According to these organisations, decriminalisation does not necessarily mean that abortions after 24 weeks’ gestation would be legalised. But rather, for the very small number of abortions (0.05% of total abortions in England) that fall into this category, the woman would not be subject to potential prosecution.

The trial of the woman who was sentenced on Monday after being prosecuted under the 1861 Offences Against the Person Act’s sections on abortion, heard that she had procured a miscarriage knowing she was beyond the legal cut-off point. Doctors later concluded that the foetus was between 32 and 34 weeks gestation when it was delivered.

In England, Scotland and Wales, abortion is generally legal up to 24 weeks but is carried out in a hospital or clinic after 10 weeks.

Katherine O’Brien of British Pregnancy Advisory Service (BPAS) said the impact of Monday’s sentencing was “only going to be the beginning of more prosecutions and more police investigations.”

“I do think that now that we know that a woman has been sent to prison, we think that this is only going to be the beginning of more prosecutions and more police investigations”.

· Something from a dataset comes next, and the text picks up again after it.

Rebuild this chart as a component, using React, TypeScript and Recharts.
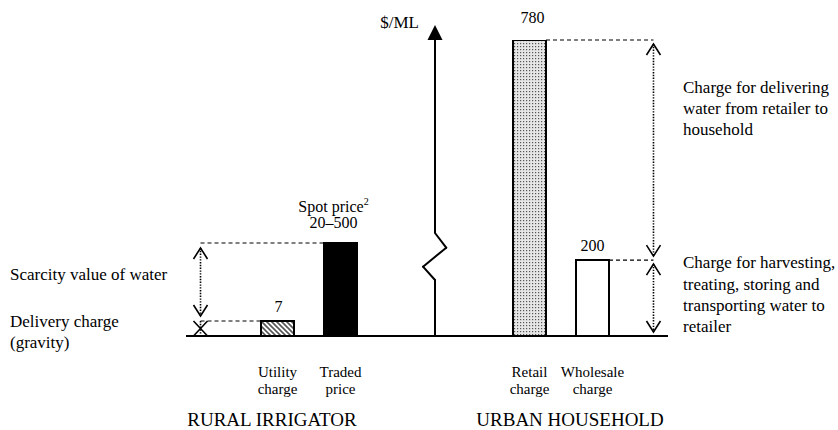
import React from "react";
import {
  ComposedChart,
  Bar,
  Cell,
  LabelList,
  XAxis,
  YAxis,
  ReferenceLine,
} from "recharts";

// categories along the baseline (two spacer slots hold the broken $/ML axis)
const CATEGORY_KEYS = ["utility", "traded", "gap1", "gap2", "retail", "wholesale"];
const TICK_LINES = [
  ["Utility", "charge"],
  ["Traded", "price"],
  [],
  [],
  ["Retail", "charge"],
  ["Wholesale", "charge"],
];

// $/ML values
const RURAL_VALUES = [7, 500, null, null, null, null];
const URBAN_VALUES = [null, null, null, null, 780, 200];
const VALUE_LABELS = ["7", "20–500", "", "", "780", "200"];
const CAPTIONS = ["", "Spot price", "", "", "", ""];

const data = CATEGORY_KEYS.map((key, i) => ({
  key,
  slot: i,
  rural: RURAL_VALUES[i],
  urban: URBAN_VALUES[i],
  ruralLabel: RURAL_VALUES[i] != null ? VALUE_LABELS[i] : "",
  urbanLabel: URBAN_VALUES[i] != null ? VALUE_LABELS[i] : "",
}));

// styles
const FONT = "'Liberation Serif', 'Times New Roman', serif";
const BAR_FILLS = ["url(#hatch)", "#000", "none", "none", "url(#dots)", "#fff"];
const LABEL_GAP = [9, 15, 0, 0, 17, 9];
const LABEL_NUDGE = [1, -7, 0, 0, 3, 0];

// layout
const W = 838;
const H = 430;
const PLOT_LEFT = 186;
const PLOT_RIGHT = 668;
const PLOT_TOP = 40;
const PLOT_BOTTOM = 336;
const PAD_LEFT = 60;
const PAD_RIGHT = 44;
const BAR_SIZE = 33;
const BAND = (PLOT_RIGHT - PLOT_LEFT - PAD_LEFT - PAD_RIGHT) / CATEGORY_KEYS.length;
// hidden helper axis in "slot" units: slot i is the centre of category i
const SLOT_DOMAIN = [-0.5 - PAD_LEFT / BAND, CATEGORY_KEYS.length - 0.5 + PAD_RIGHT / BAND];
const HALF = BAR_SIZE / 2 / BAND;

// rural side is drawn on a compressed (log) scale, the urban side is linear
const RURAL_DOMAIN = [3.08, 3.345e7];
const URBAN_DOMAIN = [0, 780];

const LEFT_ARROW_X = -1.222;
const RIGHT_ARROW_X = 5.968;
const AXIS_X = 2.5;

const DoubleArrow = (inset: number) => (props: any) => {
  const { x1, y1, y2 } = props;
  const top = Math.min(y1, y2) + inset;
  const bot = Math.max(y1, y2) - inset;
  const line = (
    <line x1={x1} y1={top} x2={x1} y2={bot} stroke="#000" strokeWidth={1.6} strokeDasharray="1.4 1.4" />
  );
  if (bot - top < 22) {
    // too short for two heads: they collapse into a cross
    return (
      <g>
        {line}
        <line x1={x1 - 7} y1={top} x2={x1 + 7} y2={bot} stroke="#000" strokeWidth={1.6} />
        <line x1={x1 + 7} y1={top} x2={x1 - 7} y2={bot} stroke="#000" strokeWidth={1.6} />
      </g>
    );
  }
  return (
    <g>
      {line}
      <polyline points={`${x1 - 7},${top + 11} ${x1},${top} ${x1 + 7},${top + 11}`} fill="none" stroke="#000" strokeWidth={1.6} />
      <polyline points={`${x1 - 7},${bot - 11} ${x1},${bot} ${x1 + 7},${bot - 11}`} fill="none" stroke="#000" strokeWidth={1.6} />
    </g>
  );
};

const AxisArrow = (props: any) => {
  const { x1, y1, x2, y2 } = props;
  return (
    <g>
      <line x1={x1} y1={y1} x2={x2} y2={y2 + 14} stroke="#000" strokeWidth={2} />
      <polygon points={`${x2 - 7.5},${y2 + 15} ${x2},${y2} ${x2 + 7.5},${y2 + 15}`} fill="#000" />
    </g>
  );
};

const CategoryTick = (props: any) => {
  const { x, y, payload } = props;
  const lines = TICK_LINES[CATEGORY_KEYS.indexOf(payload.value)] || [];
  return (
    <g>
      {lines.map((l, i) => (
        <text key={i} x={x} y={y + 41 + i * 17} textAnchor="middle" fontFamily={FONT} fontSize={15} fill="#000">
          {l}
        </text>
      ))}
    </g>
  );
};

const renderValueLabel = (props: any) => {
  const { x, y, width, value } = props;
  if (!value) return null;
  const i = VALUE_LABELS.indexOf(value);
  const cx = x + width / 2 + LABEL_NUDGE[i];
  const by = y - LABEL_GAP[i];
  return (
    <g>
      {CAPTIONS[i] ? (
        <text x={cx} y={by - 16} textAnchor="middle" fontFamily={FONT} fontSize={16} fill="#000">
          {CAPTIONS[i]}
          <tspan dy={-7} fontSize={10}>2</tspan>
        </text>
      ) : null}
      <text x={cx} y={by} textAnchor="middle" fontFamily={FONT} fontSize={16} fill="#000">
        {value}
      </text>
    </g>
  );
};

const dashed = { stroke: "#000", strokeWidth: 1.2, strokeDasharray: "4 3" };
const axisSeg = { stroke: "#000", strokeWidth: 2, strokeLinecap: "round" as const };

export default function App() {
  const note = { fontFamily: FONT, fontSize: 17, fill: "#000" };
  return (
    <div style={{ position: "absolute", left: 0, top: 0, background: "#fff" }}>
      <ComposedChart
        width={W}
        height={H}
        data={data}
        barGap={-BAR_SIZE}
        margin={{ top: PLOT_TOP, right: W - PLOT_RIGHT, bottom: H - PLOT_BOTTOM - 60, left: PLOT_LEFT }}
      >
        <defs>
          <pattern id="hatch" patternUnits="userSpaceOnUse" width="5" height="5">
            <rect width="5" height="5" fill="#fff" />
            <path d="M-1,-1 L6,6 M-1,4 L1,6 M4,-1 L6,1" stroke="#555" strokeWidth="1.6" />
          </pattern>
          <pattern id="dots" patternUnits="userSpaceOnUse" width="3" height="3">
            <rect width="3" height="3" fill="#e6e6e6" />
            <rect x="1" y="1" width="1.2" height="1.2" fill="#555" />
          </pattern>
        </defs>
        <XAxis
          xAxisId="cat"
          dataKey="key"
          type="category"
          height={60}
          padding={{ left: PAD_LEFT, right: PAD_RIGHT }}
          axisLine={{ stroke: "#000", strokeWidth: 2 }}
          tickLine={false}
          tickSize={0}
          tickMargin={0}
          interval={0}
          tick={<CategoryTick />}
        />
        <XAxis xAxisId="slot" dataKey="slot" type="number" domain={SLOT_DOMAIN} hide allowDataOverflow />
        <YAxis yAxisId="rural" type="number" scale="log" domain={RURAL_DOMAIN} hide allowDataOverflow />
        <YAxis yAxisId="urban" type="number" domain={URBAN_DOMAIN} hide allowDataOverflow />

        <Bar xAxisId="cat" yAxisId="rural" dataKey="rural" barSize={BAR_SIZE} stroke="#000" strokeWidth={2} isAnimationActive={false}>
          {data.map((d, i) => (
            <Cell key={d.key} fill={BAR_FILLS[i]} />
          ))}
          <LabelList dataKey="ruralLabel" content={renderValueLabel} />
        </Bar>
        <Bar xAxisId="cat" yAxisId="urban" dataKey="urban" barSize={BAR_SIZE} stroke="#000" strokeWidth={2} isAnimationActive={false}>
          {data.map((d, i) => (
            <Cell key={d.key} fill={BAR_FILLS[i]} />
          ))}
          <LabelList dataKey="urbanLabel" content={renderValueLabel} />
        </Bar>

        {/* rural guides */}
        <ReferenceLine xAxisId="slot" yAxisId="rural" ifOverflow="visible" {...dashed}
          segment={[{ x: LEFT_ARROW_X, y: RURAL_VALUES[1] }, { x: 1 - HALF, y: RURAL_VALUES[1] }]} />
        <ReferenceLine xAxisId="slot" yAxisId="rural" ifOverflow="visible" {...dashed}
          segment={[{ x: LEFT_ARROW_X, y: RURAL_VALUES[0] }, { x: 0 - HALF, y: RURAL_VALUES[0] }]} />
        <ReferenceLine xAxisId="slot" yAxisId="rural" ifOverflow="visible" shape={DoubleArrow(5)}
          segment={[{ x: LEFT_ARROW_X, y: RURAL_VALUES[1] }, { x: LEFT_ARROW_X, y: RURAL_VALUES[0] }]} />
        <ReferenceLine xAxisId="slot" yAxisId="rural" ifOverflow="visible" shape={DoubleArrow(0)}
          segment={[{ x: LEFT_ARROW_X, y: RURAL_VALUES[0] }, { x: LEFT_ARROW_X, y: RURAL_DOMAIN[0] }]} />

        {/* urban guides */}
        <ReferenceLine xAxisId="slot" yAxisId="urban" ifOverflow="visible" {...dashed}
          segment={[{ x: 4 + HALF, y: URBAN_VALUES[4] }, { x: RIGHT_ARROW_X, y: URBAN_VALUES[4] }]} />
        <ReferenceLine xAxisId="slot" yAxisId="urban" ifOverflow="visible" {...dashed}
          segment={[{ x: 5 + HALF, y: URBAN_VALUES[5] }, { x: RIGHT_ARROW_X, y: URBAN_VALUES[5] }]} />
        <ReferenceLine xAxisId="slot" yAxisId="urban" ifOverflow="visible" shape={DoubleArrow(4)}
          segment={[{ x: RIGHT_ARROW_X, y: URBAN_VALUES[4] }, { x: RIGHT_ARROW_X, y: URBAN_VALUES[5] }]} />
        <ReferenceLine xAxisId="slot" yAxisId="urban" ifOverflow="visible" shape={DoubleArrow(4)}
          segment={[{ x: RIGHT_ARROW_X, y: URBAN_VALUES[5] }, { x: RIGHT_ARROW_X, y: 0 }]} />

        {/* broken $/ML axis */}
        <ReferenceLine xAxisId="slot" yAxisId="urban" ifOverflow="visible" {...axisSeg}
          segment={[{ x: AXIS_X, y: 0 }, { x: AXIS_X, y: 147.6 }]} />
        <ReferenceLine xAxisId="slot" yAxisId="urban" ifOverflow="visible" {...axisSeg}
          segment={[{ x: AXIS_X, y: 147.6 }, { x: AXIS_X - 0.19, y: 182.7 }]} />
        <ReferenceLine xAxisId="slot" yAxisId="urban" ifOverflow="visible" {...axisSeg}
          segment={[{ x: AXIS_X - 0.19, y: 182.7 }, { x: AXIS_X + 0.178, y: 232.7 }]} />
        <ReferenceLine xAxisId="slot" yAxisId="urban" ifOverflow="visible" {...axisSeg}
          segment={[{ x: AXIS_X + 0.178, y: 232.7 }, { x: AXIS_X, y: 271.4 }]} />
        <ReferenceLine xAxisId="slot" yAxisId="urban" ifOverflow="visible" shape={AxisArrow}
          segment={[{ x: AXIS_X, y: 271.4 }, { x: AXIS_X, y: 819.5 }]} />

        <text x={419} y={28} textAnchor="end" fontFamily={FONT} fontSize={17} fill="#000">$/ML</text>

        <text x={10} y={280} {...note}>Scarcity value of water</text>
        <text x={10} y={327} {...note}>Delivery charge</text>
        <text x={10} y={348} {...note}>(gravity)</text>

        <text x={683} y={93} {...note}>Charge for delivering</text>
        <text x={683} y={114} {...note}>water from retailer to</text>
        <text x={683} y={135} {...note}>household</text>

        <text x={683} y={268} {...note}>Charge for harvesting,</text>
        <text x={683} y={290} {...note}>treating, storing and</text>
        <text x={683} y={311} {...note}>transporting water to</text>
        <text x={683} y={332} {...note}>retailer</text>

        <text x={272} y={426} textAnchor="middle" fontFamily={FONT} fontSize={19} fill="#000">RURAL IRRIGATOR</text>
        <text x={570} y={426} textAnchor="middle" fontFamily={FONT} fontSize={19} fill="#000">URBAN HOUSEHOLD</text>
      </ComposedChart>
    </div>
  );
}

In a letter addressed to the judge and signed by members of the Royal College of Obstetricians and Gynaecologists, signatories warned that a custodial sentence may “send a signal that those suffering unexplained later pregnancy loss should be treated with suspicion”, having warned that they are “already witnessing a rise in the number of investigations following a later gestation delivery”.

BPAS said the organisation had supported women who had been investigated by the police after delivering stillborn babies, and that in the past few years these cases have been on the rise.

Harriet Wistrich, director of the Centre for Women’s Justice, called on the director of public prosecutions, Max Hill, to review sentencing in relation to abortion.

“We need reform [and] decriminalisation to bring us in line with most progressive countries – we’re way behind places like New Zealand, Canada … even Northern Ireland now has more liberal laws,” she said. “I think the CPS [Criminal Prosecution Service] need to look at the guidance on public interest and prosecution of such cases, and the DPP [director of public prosecutions] could put out guidance.”

Campaigners point to a disparity between Northern Ireland and England, Scotland and Wales. Since 2019 abortion has been legal in Northern Ireland if one medical professional certifies that the pregnancy has not passed its 12th week. Abortions can also be carried out until 24 weeks where there is a risk to the physical or mental health of the woman, and after 24 weeks in limited circumstances. When the law passed it effectively decriminalised abortion with a pause on prosecutions.

In England, Scotland and Wales abortion is generally legal up to 24 weeks, but two doctors must decide “in good faith” that a woman meets the legal requirements for an abortion and – unlike in Northern Ireland – nurses and midwives are not able to carry out the procedure.

O’Brien said BPAS and other organisations were asking for the same protections to be extended across the UK. “If a woman in Belfast can’t be imprisoned for ending her own pregnancy, a woman in Brighton shouldn’t be either,” she said, adding that the law used in Great Britain was “woefully out of date”.

Louise McCudden, MSI Reproductive Choices’ UK head of external affairs, stressed that despite abortion being one of the most “common gynaecological procedures provided by the NHS”, it was still governed by a 19th-century law.

“Abortion is healthcare,” she added. “Yet it is still governed by a law from 1861, at a time when healthcare and society were completely different. Women couldn’t vote. It was 68 years before penicillin was discovered. Abortion pills would not be invented for over a century.”